(Records from a dataset)

----

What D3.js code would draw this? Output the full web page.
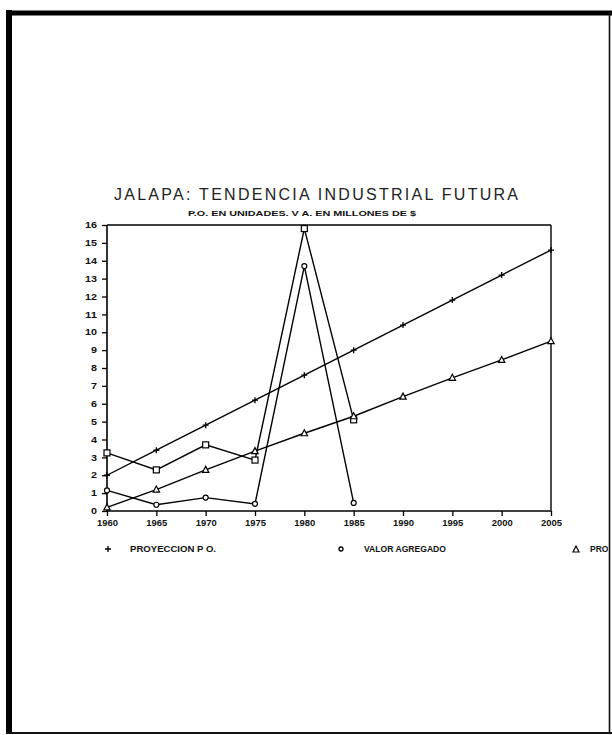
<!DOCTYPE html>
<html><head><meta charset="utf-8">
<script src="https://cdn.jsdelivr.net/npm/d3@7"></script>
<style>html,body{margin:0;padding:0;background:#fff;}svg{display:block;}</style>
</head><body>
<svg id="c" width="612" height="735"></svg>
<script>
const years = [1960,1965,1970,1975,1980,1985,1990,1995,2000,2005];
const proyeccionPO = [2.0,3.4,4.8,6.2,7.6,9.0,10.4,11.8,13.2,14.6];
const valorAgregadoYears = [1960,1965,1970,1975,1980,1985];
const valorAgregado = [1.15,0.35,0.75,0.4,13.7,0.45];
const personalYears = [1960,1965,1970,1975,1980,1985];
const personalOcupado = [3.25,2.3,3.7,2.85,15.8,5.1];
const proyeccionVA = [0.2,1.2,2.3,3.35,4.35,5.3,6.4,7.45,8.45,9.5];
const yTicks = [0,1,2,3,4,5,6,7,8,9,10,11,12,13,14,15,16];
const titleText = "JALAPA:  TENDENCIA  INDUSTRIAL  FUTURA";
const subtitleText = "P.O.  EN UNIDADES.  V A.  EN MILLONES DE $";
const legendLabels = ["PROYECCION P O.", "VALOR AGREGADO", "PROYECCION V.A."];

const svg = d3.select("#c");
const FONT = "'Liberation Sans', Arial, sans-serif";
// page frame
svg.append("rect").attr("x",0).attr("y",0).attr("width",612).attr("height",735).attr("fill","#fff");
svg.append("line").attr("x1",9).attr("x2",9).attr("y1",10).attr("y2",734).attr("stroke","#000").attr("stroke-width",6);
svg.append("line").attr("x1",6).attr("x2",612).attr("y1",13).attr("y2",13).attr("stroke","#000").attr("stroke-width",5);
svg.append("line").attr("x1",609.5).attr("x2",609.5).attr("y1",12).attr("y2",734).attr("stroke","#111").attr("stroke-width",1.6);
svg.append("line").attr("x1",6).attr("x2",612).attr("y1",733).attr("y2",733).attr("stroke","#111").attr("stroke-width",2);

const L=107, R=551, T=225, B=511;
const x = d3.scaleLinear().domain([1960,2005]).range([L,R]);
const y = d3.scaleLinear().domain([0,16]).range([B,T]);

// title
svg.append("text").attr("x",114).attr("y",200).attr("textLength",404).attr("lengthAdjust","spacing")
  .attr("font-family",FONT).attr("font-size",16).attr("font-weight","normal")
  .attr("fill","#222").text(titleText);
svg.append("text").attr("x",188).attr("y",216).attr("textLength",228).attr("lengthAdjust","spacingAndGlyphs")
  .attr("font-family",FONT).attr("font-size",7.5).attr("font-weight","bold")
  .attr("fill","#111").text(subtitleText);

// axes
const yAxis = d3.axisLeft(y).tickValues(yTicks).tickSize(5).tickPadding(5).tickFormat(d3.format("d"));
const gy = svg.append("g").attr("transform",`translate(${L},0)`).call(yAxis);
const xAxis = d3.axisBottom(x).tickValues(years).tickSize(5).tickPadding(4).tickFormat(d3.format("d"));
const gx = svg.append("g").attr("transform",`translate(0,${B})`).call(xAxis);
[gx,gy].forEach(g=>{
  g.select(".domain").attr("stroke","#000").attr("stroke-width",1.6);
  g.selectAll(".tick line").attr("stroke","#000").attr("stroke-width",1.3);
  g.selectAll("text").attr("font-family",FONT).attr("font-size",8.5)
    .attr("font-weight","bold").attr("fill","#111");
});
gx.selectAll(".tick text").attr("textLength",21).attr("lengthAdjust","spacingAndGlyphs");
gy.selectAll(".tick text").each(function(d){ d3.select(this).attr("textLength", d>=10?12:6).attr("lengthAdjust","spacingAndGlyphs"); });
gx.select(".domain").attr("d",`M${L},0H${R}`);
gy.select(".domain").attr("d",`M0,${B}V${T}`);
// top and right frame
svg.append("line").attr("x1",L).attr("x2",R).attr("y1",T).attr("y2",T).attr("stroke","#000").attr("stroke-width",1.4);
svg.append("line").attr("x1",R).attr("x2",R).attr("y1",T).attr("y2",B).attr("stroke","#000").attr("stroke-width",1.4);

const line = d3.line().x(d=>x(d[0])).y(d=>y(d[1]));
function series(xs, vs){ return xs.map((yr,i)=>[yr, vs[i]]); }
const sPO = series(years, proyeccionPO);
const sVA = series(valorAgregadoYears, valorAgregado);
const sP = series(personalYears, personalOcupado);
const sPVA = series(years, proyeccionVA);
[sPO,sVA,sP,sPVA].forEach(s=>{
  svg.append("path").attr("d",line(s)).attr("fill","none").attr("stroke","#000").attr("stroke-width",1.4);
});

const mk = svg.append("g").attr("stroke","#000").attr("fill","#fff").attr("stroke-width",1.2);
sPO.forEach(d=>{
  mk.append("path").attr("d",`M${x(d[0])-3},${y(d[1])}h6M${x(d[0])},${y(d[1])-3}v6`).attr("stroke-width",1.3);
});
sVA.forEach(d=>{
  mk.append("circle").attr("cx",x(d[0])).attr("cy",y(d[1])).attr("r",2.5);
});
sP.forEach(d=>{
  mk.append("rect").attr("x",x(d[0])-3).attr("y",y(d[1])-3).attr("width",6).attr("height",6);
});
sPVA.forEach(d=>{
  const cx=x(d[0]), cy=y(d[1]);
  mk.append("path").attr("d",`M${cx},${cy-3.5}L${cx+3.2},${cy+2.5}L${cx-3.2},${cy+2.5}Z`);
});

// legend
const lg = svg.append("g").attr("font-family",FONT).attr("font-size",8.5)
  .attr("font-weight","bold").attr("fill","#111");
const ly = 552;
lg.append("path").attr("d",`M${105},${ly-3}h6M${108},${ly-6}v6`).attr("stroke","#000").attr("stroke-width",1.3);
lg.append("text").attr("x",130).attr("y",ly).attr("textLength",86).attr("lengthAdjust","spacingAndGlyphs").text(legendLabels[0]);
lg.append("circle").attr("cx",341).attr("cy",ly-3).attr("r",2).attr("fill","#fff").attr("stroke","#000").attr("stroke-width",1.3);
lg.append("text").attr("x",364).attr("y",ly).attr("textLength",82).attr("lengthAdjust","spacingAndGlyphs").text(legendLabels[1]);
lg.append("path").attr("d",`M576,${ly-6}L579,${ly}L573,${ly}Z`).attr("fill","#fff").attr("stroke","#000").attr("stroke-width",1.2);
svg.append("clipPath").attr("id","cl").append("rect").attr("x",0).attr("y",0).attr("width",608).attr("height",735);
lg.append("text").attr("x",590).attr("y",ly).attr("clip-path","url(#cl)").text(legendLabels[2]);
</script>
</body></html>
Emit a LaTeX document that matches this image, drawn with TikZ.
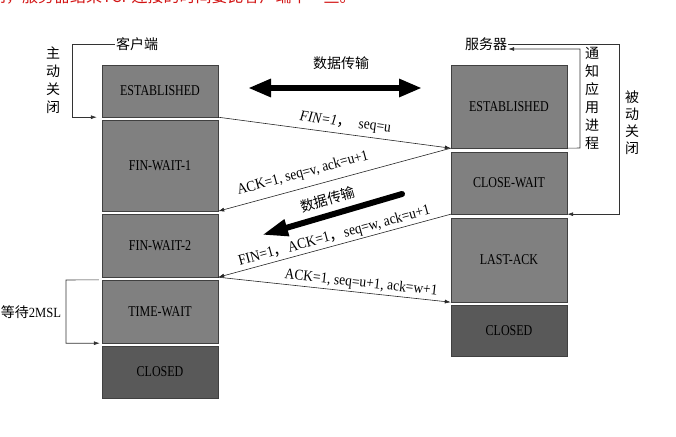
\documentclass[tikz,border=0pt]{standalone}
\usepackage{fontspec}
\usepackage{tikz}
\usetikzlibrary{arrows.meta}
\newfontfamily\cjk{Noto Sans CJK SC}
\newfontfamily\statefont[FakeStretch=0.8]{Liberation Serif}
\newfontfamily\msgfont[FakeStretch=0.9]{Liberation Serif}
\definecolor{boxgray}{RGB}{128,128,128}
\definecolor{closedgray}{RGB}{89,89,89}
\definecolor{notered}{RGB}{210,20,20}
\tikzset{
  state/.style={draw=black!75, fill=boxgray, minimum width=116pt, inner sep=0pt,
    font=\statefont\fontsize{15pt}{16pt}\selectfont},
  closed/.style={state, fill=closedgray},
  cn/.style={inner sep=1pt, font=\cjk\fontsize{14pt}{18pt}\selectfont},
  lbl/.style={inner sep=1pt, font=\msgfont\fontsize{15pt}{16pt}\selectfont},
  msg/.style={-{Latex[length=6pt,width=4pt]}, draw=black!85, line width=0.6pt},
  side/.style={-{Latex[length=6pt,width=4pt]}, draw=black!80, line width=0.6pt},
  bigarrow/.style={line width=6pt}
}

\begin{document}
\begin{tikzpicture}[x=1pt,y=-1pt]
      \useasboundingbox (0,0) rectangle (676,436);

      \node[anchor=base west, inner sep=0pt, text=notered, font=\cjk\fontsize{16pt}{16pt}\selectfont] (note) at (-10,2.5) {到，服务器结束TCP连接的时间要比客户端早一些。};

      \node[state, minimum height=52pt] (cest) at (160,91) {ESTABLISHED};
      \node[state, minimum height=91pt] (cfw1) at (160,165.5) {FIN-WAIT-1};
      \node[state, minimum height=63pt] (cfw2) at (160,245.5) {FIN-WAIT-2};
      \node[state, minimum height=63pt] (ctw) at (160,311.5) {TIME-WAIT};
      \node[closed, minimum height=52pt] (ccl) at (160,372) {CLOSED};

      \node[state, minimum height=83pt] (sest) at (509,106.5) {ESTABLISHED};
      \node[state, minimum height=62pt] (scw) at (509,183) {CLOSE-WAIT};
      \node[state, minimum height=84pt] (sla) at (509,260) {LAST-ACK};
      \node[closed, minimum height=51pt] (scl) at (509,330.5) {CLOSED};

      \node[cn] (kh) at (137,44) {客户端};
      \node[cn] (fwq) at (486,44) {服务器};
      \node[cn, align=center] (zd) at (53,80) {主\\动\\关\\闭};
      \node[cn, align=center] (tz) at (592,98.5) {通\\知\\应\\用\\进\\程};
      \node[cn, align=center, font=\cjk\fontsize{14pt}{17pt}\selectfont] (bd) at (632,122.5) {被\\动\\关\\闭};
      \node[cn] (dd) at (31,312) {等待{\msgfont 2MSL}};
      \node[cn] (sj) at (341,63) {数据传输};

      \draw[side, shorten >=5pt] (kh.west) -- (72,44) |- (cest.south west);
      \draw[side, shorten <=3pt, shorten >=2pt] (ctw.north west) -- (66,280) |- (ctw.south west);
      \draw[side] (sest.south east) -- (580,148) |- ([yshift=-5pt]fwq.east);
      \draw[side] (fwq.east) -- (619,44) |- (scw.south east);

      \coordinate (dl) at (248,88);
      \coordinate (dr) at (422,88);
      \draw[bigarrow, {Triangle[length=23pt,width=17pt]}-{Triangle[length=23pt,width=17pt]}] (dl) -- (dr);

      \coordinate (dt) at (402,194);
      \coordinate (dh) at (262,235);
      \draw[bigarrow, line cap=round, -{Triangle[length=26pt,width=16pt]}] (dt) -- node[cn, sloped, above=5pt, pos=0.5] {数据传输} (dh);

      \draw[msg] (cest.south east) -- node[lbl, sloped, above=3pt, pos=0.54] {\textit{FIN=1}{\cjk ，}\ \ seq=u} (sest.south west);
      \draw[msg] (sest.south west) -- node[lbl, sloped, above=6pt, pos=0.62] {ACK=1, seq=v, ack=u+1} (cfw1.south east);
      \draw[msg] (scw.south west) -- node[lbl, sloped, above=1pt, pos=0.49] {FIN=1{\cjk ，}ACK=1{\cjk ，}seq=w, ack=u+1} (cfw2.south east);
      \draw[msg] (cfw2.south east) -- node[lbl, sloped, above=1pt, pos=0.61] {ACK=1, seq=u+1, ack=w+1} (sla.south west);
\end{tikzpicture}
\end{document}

----

• **Exercise task**
Copy every line of the listing where the word "this" appears.

• **Task solution**
What D3.js code would draw this? Output the full web page.
gy.selectAll(".tick text").each(function(d){ d3.select(this).attr("textLength", d>=10?12:6).attr("lengthAdjust","spacingAndGlyphs"); });
Emit a LaTeX document that matches this image, drawn with TikZ.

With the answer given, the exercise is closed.